Glad you enjoyed it!
 

flyingace

Active member
I'm sure it's tough to put on a program like that for the full gamut from novice to old experienced users. For sure having some type of handouts would be good. Considering they do this several times a year, one would think the materials would have already been created. I would have been interested in the lathe/electroplating setup. I would probably been asking a lot of questions about their mastering philosophies as well.

Glad you enjoyed it!
You would have enjoyed the extra portion I didn't attend saturday night called "Lathe" night that also delved into their mastering process. It was run by the two people that do that work there.

All in all, really awesome people and place and I was super happy to have the opportunity to attend!

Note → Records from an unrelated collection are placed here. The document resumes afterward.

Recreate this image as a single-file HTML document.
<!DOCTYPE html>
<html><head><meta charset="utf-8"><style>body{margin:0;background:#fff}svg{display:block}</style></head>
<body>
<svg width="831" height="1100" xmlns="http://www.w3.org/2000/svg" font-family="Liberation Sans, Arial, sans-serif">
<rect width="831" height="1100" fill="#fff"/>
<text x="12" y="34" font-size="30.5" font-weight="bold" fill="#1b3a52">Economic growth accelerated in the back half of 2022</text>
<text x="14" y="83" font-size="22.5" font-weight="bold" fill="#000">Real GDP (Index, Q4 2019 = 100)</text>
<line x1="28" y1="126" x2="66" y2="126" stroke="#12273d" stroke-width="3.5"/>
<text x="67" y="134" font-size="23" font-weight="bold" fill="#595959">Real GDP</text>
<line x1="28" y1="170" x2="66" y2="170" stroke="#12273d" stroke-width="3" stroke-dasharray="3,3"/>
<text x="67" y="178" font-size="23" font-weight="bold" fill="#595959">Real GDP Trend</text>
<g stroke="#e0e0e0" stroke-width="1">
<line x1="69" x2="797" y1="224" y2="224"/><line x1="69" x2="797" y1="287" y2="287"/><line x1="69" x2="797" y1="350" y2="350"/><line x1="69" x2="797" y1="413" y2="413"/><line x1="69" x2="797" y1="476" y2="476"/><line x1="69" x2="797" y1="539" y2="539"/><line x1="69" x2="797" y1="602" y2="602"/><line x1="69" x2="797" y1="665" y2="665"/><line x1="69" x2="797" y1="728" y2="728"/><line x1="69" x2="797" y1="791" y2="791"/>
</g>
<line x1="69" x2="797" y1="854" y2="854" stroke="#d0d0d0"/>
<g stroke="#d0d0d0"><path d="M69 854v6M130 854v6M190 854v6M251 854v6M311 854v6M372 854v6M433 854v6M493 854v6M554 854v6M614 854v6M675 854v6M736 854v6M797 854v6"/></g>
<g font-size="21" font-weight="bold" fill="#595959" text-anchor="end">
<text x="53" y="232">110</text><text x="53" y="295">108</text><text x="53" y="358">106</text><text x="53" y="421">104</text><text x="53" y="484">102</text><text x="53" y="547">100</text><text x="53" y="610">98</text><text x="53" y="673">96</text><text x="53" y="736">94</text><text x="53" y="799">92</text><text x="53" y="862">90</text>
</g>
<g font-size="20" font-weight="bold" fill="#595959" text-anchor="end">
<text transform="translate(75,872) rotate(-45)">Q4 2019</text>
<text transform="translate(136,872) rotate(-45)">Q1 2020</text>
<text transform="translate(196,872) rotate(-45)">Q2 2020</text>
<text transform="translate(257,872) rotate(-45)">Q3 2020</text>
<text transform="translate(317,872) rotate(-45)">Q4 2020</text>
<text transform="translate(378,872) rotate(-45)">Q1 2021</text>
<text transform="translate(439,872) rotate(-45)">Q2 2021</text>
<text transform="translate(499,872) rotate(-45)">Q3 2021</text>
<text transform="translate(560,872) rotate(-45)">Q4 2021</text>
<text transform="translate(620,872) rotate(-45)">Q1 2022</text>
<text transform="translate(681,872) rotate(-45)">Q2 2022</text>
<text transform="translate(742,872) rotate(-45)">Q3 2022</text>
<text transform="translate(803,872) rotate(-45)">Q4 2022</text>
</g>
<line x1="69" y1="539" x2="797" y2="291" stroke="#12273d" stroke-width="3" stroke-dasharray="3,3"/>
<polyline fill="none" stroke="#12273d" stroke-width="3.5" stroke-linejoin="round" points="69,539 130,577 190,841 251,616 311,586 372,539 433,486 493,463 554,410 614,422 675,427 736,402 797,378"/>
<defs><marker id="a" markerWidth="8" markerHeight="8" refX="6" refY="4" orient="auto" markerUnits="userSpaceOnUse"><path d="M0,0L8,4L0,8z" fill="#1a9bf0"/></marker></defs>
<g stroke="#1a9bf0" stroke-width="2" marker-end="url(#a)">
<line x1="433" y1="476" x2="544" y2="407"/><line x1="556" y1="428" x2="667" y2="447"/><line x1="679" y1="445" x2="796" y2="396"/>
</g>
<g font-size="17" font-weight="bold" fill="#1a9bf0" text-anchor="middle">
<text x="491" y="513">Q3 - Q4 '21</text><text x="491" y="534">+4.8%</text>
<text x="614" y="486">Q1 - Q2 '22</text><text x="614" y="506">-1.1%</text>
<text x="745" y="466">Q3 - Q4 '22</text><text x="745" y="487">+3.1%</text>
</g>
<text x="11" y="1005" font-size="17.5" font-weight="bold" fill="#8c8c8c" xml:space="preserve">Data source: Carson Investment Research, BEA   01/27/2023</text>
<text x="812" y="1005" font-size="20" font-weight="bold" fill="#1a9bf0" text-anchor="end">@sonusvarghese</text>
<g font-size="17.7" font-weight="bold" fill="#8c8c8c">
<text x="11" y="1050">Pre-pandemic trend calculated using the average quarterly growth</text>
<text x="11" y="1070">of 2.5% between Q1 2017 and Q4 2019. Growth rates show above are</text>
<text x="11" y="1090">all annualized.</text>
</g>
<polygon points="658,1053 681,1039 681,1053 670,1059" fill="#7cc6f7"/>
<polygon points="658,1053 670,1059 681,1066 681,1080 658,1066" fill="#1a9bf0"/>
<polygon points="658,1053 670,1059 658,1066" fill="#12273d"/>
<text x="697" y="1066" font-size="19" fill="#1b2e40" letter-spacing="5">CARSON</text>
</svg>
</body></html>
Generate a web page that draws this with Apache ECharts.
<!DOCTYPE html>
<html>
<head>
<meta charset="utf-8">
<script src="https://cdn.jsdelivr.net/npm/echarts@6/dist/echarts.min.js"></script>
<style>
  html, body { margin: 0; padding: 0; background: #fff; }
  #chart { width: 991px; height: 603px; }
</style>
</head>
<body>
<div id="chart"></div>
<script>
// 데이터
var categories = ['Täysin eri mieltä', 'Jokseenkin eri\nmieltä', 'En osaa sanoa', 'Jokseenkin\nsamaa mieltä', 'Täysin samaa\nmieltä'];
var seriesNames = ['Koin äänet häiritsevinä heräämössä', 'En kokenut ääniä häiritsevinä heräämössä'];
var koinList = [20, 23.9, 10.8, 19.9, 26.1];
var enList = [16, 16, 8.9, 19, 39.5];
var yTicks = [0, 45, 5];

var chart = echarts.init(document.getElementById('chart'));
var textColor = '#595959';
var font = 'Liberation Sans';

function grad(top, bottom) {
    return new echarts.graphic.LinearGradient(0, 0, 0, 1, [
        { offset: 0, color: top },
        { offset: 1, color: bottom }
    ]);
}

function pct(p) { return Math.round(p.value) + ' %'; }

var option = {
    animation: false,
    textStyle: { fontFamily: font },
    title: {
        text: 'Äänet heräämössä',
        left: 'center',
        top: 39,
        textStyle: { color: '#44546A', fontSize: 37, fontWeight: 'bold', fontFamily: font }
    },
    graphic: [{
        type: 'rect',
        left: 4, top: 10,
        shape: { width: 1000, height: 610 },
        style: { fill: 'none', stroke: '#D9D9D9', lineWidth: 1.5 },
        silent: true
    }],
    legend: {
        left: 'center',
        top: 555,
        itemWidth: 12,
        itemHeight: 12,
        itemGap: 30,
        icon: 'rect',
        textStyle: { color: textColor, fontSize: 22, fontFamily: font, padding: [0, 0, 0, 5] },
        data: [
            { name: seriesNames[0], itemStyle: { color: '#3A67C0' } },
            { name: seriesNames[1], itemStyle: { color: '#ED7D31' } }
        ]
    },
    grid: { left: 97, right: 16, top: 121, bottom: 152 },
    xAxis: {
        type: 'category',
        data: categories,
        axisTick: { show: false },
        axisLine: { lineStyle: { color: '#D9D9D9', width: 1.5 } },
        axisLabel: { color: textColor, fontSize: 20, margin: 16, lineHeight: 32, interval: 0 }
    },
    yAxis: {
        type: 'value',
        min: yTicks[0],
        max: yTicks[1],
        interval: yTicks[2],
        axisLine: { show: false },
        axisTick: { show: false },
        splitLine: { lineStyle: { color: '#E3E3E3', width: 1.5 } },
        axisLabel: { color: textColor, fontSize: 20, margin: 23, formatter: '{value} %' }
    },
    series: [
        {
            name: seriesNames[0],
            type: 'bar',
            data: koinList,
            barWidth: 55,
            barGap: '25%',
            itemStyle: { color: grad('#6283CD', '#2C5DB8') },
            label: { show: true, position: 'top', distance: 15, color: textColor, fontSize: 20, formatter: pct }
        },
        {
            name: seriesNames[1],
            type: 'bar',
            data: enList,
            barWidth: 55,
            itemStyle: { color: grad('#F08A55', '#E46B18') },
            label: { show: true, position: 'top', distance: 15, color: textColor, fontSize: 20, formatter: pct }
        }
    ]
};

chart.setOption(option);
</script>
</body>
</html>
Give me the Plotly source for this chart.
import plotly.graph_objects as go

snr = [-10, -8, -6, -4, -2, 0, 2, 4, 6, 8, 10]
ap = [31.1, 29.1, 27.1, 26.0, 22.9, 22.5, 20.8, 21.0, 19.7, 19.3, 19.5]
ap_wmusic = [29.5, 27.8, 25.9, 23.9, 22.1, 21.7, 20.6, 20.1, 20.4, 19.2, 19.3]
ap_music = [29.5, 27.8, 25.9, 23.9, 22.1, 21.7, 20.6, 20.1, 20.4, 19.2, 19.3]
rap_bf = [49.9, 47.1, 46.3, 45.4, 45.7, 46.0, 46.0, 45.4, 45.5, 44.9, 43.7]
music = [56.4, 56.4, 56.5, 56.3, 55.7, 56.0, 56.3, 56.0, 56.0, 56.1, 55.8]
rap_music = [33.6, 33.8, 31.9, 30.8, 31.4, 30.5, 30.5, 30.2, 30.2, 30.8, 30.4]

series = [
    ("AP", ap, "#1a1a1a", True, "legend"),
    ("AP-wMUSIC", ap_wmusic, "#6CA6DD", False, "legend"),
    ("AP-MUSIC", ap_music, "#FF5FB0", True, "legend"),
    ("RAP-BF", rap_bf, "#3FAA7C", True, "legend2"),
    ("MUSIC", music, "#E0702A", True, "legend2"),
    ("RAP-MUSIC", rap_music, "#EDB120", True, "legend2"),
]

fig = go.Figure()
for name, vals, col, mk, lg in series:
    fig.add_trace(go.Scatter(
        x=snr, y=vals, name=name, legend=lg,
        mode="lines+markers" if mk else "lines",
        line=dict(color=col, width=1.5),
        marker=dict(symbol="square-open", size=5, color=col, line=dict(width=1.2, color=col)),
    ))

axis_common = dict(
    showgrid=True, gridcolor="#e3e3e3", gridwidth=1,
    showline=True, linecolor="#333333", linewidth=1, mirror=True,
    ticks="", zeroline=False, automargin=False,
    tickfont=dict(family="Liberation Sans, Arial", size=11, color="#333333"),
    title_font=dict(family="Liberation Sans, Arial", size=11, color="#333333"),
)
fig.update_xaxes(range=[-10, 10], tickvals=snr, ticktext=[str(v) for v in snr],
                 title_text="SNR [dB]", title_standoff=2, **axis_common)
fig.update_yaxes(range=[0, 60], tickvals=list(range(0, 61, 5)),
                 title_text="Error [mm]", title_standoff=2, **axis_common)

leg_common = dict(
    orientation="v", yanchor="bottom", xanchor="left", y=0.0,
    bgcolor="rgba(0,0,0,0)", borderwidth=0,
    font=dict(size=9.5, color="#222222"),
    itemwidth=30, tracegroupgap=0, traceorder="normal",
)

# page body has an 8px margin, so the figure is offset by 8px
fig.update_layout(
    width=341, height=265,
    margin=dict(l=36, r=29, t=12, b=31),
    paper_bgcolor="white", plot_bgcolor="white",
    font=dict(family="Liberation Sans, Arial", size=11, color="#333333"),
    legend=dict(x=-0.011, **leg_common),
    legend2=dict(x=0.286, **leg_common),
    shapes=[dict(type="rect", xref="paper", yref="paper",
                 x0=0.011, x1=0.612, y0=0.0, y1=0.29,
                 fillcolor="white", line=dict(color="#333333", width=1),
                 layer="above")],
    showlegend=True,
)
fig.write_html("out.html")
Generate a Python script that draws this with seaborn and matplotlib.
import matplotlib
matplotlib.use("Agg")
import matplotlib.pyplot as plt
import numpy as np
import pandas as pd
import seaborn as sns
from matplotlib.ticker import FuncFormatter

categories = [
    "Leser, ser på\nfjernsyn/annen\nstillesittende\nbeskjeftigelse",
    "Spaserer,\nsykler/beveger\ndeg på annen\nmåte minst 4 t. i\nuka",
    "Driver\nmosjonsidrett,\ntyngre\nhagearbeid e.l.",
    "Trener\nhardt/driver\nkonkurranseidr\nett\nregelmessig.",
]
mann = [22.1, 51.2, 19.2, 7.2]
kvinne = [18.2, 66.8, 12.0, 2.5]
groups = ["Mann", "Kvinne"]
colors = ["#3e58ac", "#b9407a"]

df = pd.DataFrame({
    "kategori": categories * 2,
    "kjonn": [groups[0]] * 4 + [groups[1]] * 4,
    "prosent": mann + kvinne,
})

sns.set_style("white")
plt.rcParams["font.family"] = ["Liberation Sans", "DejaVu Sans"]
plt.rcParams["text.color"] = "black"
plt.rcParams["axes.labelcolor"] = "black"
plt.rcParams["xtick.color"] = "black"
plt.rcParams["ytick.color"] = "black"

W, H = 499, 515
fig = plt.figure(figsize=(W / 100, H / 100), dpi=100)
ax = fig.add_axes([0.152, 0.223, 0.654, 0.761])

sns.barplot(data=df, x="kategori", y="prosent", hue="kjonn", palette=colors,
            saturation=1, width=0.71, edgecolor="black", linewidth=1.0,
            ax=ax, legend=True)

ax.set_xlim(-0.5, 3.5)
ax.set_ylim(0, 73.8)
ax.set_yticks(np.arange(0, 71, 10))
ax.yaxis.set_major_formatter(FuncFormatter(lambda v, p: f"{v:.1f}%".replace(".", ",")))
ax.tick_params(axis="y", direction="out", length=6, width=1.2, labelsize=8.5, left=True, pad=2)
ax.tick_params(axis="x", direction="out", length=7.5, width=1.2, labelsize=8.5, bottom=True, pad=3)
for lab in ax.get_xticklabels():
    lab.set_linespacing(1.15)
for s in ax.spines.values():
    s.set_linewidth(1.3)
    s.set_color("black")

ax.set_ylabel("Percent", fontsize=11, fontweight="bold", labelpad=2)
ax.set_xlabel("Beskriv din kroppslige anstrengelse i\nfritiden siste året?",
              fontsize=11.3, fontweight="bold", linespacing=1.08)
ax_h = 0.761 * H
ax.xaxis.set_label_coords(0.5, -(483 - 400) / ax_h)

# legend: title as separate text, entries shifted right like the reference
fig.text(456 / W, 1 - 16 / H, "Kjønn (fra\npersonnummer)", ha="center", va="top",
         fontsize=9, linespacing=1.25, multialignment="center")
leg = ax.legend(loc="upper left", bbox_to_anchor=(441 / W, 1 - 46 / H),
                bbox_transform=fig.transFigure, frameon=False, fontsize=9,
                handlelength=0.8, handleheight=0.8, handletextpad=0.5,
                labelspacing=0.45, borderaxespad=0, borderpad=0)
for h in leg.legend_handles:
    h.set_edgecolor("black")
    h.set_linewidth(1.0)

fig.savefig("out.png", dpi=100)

Also, I get that it's hard to put on something like this that does everything for everyone... that's just impossible. I told him it would be awesome if he considered doing a "Part 2" or Tape Camp 2.0 for those that have attended before that goes even further into the process. For $550 (for the whole shebang) it's really not asking too much. I could have flown cheaper, and I'll find a better, less expensive place to stay next time. Even better if I could find friends that wanted to go and share the costs. It's only an 8.5 hr drive for me, next time, it's what I'll consider.
 

famous beagle

Well-known member
Thanks very much for the review and information. I was thinking about going to the camp you attended, but money got a little tight.
 

flyingace

Active member
Thanks very much for the review and information. I was thinking about going to the camp you attended, but money got a little tight.
You’re welcome. I totally understand about the $$ and in the past probably wouldn’t have pulled the trigger on something like this but we had a pretty good year last year and it’s been many many years since I took an educational trip, sans wife, for my hobby. As I said, I learned a lot, but I also spent a lot of $$ on hotel, travel and food. If I had been pressed for dough, I wouldn’t have done this indulgence. AND, really at the end of the day, most of this information can be learned online in many separate places… although sometimes not as concise or accurate as a working professional that actually runs a studio business can inform you, that’s really where Tape Camp shines.